Unlocking the Secrets of the Cairo Geniza: A New Digital Project Aims to Reveal 400,000 Lost Treasures

Thousands of rare handwritten seforim pages, fragments of ancient letters, and generations of forgotten Torah learning are being brought back to life through a groundbreaking project announced this week by the National Library of Israel. The effort focuses on the famed Cairo Geniza, a millennium-old treasure trove of Torah manuscripts that has long captured the imagination of scholars and laymen alike.

For over a thousand years, the kehillah in Cairo placed worn-out sifrei kodesh, seforim pages, teshuvos, letters, and even everyday writings containing Sheimos in the Geniza room of the Ben Ezra Shul. Preserved by the dry Egyptian climate, the collection eventually grew to roughly 400,000 pieces, many from the days when the overwhelming majority of Klal Yisroel lived under Muslim rule. Though the fragments were photographed in recent decades, most have never been fully read or transcribed.

That may now change.

The new project, called MiDRASH, brings together experts from Israel and around the world to digitally transcribe the manuscripts using sophisticated artificial intelligence trained to read Hebrew script, Aramaic, and Judeo-Arabic.

The researchers hope to eventually make millions of words searchable, comparable, and easily studied, potentially uncovering lost midrashim, forgotten versions of well-known texts, correspondences between gedolim, halachic rulings, and previously unknown pieces of Torah literature.

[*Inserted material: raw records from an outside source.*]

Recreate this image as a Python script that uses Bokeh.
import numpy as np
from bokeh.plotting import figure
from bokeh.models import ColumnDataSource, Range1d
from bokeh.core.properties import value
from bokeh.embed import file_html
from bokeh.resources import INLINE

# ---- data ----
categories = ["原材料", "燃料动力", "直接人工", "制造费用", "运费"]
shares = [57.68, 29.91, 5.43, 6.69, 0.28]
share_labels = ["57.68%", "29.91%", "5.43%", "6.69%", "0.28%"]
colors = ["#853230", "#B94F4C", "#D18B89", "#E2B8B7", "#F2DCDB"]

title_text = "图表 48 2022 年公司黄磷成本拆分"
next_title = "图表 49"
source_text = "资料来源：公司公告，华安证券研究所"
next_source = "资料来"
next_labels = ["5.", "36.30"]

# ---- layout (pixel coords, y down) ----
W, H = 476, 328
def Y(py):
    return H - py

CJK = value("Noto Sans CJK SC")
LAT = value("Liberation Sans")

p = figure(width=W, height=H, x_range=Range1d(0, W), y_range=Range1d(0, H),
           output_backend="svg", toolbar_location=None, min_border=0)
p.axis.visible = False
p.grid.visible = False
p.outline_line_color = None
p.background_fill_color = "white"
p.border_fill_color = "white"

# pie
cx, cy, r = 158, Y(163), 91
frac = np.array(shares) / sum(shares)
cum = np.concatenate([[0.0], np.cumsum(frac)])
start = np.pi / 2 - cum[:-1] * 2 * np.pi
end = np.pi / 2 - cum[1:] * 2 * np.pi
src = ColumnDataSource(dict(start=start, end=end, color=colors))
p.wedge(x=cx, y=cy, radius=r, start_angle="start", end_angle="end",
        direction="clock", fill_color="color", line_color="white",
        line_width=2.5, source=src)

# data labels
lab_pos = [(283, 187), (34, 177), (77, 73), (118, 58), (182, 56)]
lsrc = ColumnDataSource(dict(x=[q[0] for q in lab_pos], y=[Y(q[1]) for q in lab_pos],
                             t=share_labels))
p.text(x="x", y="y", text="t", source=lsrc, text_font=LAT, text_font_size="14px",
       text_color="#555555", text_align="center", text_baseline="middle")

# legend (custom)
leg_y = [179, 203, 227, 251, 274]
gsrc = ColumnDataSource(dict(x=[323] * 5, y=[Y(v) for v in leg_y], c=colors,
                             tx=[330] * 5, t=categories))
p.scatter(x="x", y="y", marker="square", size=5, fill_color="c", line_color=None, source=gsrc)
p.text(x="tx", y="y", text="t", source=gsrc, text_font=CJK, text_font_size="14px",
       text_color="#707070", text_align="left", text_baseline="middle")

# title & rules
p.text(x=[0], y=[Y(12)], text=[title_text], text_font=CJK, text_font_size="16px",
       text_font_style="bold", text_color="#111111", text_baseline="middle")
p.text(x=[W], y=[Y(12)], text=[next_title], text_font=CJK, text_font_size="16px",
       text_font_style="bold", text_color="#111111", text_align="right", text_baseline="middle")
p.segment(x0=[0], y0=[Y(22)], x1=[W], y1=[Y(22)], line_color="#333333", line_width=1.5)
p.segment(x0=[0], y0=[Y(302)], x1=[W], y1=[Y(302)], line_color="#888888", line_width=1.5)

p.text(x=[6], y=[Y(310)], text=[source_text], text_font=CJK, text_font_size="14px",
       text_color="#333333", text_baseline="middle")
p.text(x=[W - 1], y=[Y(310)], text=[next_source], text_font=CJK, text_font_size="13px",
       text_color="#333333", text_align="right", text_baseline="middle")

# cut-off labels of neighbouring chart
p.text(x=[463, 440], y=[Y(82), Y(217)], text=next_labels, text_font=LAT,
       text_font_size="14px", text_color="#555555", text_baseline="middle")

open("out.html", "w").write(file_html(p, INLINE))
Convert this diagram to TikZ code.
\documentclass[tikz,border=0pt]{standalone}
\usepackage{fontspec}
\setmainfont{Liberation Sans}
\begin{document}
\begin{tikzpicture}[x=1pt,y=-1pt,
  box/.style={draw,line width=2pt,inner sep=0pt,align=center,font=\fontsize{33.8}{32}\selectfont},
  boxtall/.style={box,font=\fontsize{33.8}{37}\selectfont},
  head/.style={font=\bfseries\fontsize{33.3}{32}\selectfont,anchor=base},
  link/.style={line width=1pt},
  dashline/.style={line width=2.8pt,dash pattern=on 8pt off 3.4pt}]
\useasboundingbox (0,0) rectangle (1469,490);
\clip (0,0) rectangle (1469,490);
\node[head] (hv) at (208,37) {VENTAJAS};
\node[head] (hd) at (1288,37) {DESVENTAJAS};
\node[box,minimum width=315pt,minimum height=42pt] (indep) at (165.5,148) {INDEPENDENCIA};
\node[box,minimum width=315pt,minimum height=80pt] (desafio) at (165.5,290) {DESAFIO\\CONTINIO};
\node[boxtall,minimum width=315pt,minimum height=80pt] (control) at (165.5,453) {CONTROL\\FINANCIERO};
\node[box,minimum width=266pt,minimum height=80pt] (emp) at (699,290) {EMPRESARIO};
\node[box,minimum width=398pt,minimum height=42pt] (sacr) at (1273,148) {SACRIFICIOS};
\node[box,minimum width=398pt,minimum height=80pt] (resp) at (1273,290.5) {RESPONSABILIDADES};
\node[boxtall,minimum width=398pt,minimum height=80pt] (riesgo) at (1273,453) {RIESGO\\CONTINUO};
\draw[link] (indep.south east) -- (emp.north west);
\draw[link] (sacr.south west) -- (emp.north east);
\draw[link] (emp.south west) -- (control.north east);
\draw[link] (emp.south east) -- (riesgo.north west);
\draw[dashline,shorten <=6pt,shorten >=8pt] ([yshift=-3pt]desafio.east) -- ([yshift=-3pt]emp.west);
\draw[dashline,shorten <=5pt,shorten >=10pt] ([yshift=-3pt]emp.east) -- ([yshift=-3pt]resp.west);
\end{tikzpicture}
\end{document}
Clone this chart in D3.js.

In 1950, David Ben-Gurion established a program to microfilm Hebrew manuscripts from around the world, recognizing that many treasures could never physically be brought to Yerushalayim. Thousands of collections were copied for posterity, eventually including the Cairo Geniza, which was digitized in 2006.

Now, MiDRASH is the next step. Just as the microfilm preserved, the new system will help decode, identifying if a fragment is a page of Gemara, a halachic ruling, a piyut, a personal letter between merchants, or notes of Torah passed privately from rebbi to talmid.

One of the most exciting goals is to trace how Torah spread and developed across continents, showing how midrashim, hanhagos, and mehalchim in learning shifted as communities encountered different cultures. For the first time, the history of Torah thought may be mapped across centuries.

Naturally, the researchers stress that the software is not perfect; the AI will make mistakes and require corrections. To that end, the National Library has launched a “Transcribe-a-thon” — encouraging trained volunteers to help refine the digital texts so others can benefit from them.

The full collection is expected to go online within the year, accessible to the public.

(YWN World Headquarters – NYC)

2 Responses

  1. the picture accompanying this article seems to be of a dead sea scroll fragment. it would be surprising to find similar writing in the cairo genizah, being from a much, much later period.